Types therefore define a refinement of the completability set:
$$ \mathcal{C}_{L,\Theta}(s) = \{\, a \in \mathcal{C}_L(s) \mid \Gamma \vdash_\Theta \mathcal{F}(sa) \neq \text{Invalid} \,\} $$
$$\mathcal{C}_{L,\Theta}(s) \subseteq \mathcal{C}_L(s)$$
Typing can only narrow the completability set, never widen it. This refinement is computed incrementally:
- The parser produces a partial forest $\mathcal{F}(s)$.
- $\vdash_\Theta$ evaluates each tree, yielding $\hat{\mathcal{F}}$ or $\text{Invalid}$ per tree.
- The synthesizer computes the grammar-level completion set $\mathcal{C}_L(s)$.
- Each candidate token $a$ is tested by extension: parse $s \cdot a$, apply $\vdash_\Theta$, and retain only those where some root remains non-$\text{Invalid}$.
The type system acts as a filter, not a generator.

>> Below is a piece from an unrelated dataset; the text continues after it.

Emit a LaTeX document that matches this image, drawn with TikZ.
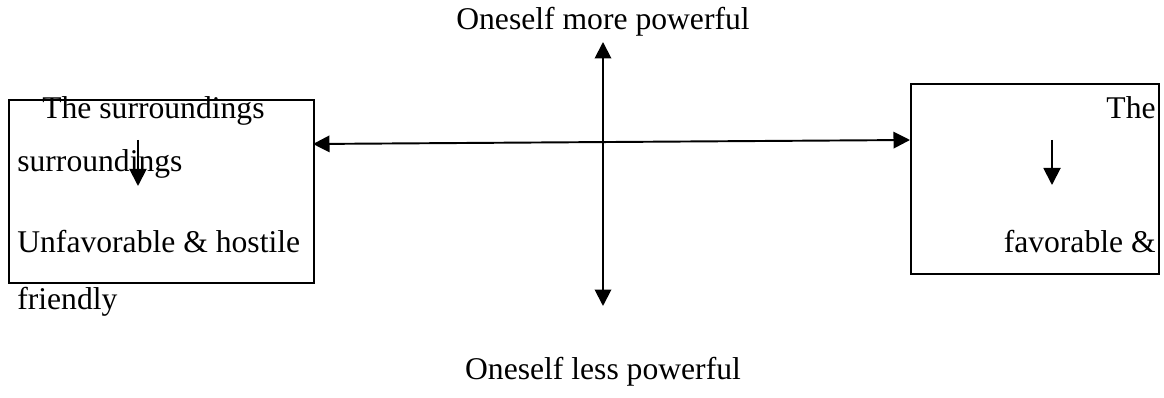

It cannot propose completions the grammar does not support; it only rejects those that violate typing constraints.
Type Language
A type $\tau$ is defined inductively:
| Form | Notation | Description |
|---|---|---|
| Atom | $\tau$ | Named type from binding resolution |
| Meta | $?A$ | Unification variable (unknown type) |
| Raw | $\text{‘int’}$ | Concrete type literal |
| Arrow | $\tau_1 \to \tau_2$ | Function type |
| Union | $\tau_1 \mid \tau_2$ | Union type |
| Not | $\lnot\tau$ | Negation type |
| ContextCall | $\Gamma(x)$ | Deferred context lookup |
| Any | $\top$ | Top type (universal supertype) |
| None | $\emptyset$ | Bottom type (empty type) |
| Path | $\text{Path}(i_1@a_1 \cdot i_2@a_2 \cdots i_n@a_n)$ | Internal: unresolved binding at grammar path |
| PathOf | $\text{PathOf}(\tau,; i_1@a_1 \cdots i_n@a_n)$ | Internal: type $\tau$ at unresolved grammar path |
| Indeterminate | $\widetilde{\tau}$ | Internal: type inferred from an incomplete parse |
$\text{Path}(\cdots)$, $\text{PathOf}(\cdots)$, and $\widetilde{\tau}$ are markers of indeterminacy: the engine cannot yet produce a definitive type because the parse tree is incomplete. Their presence in a judgment forces the result to $\text{Partial}(\tau)$, propagating incompleteness upward without rejecting the tree.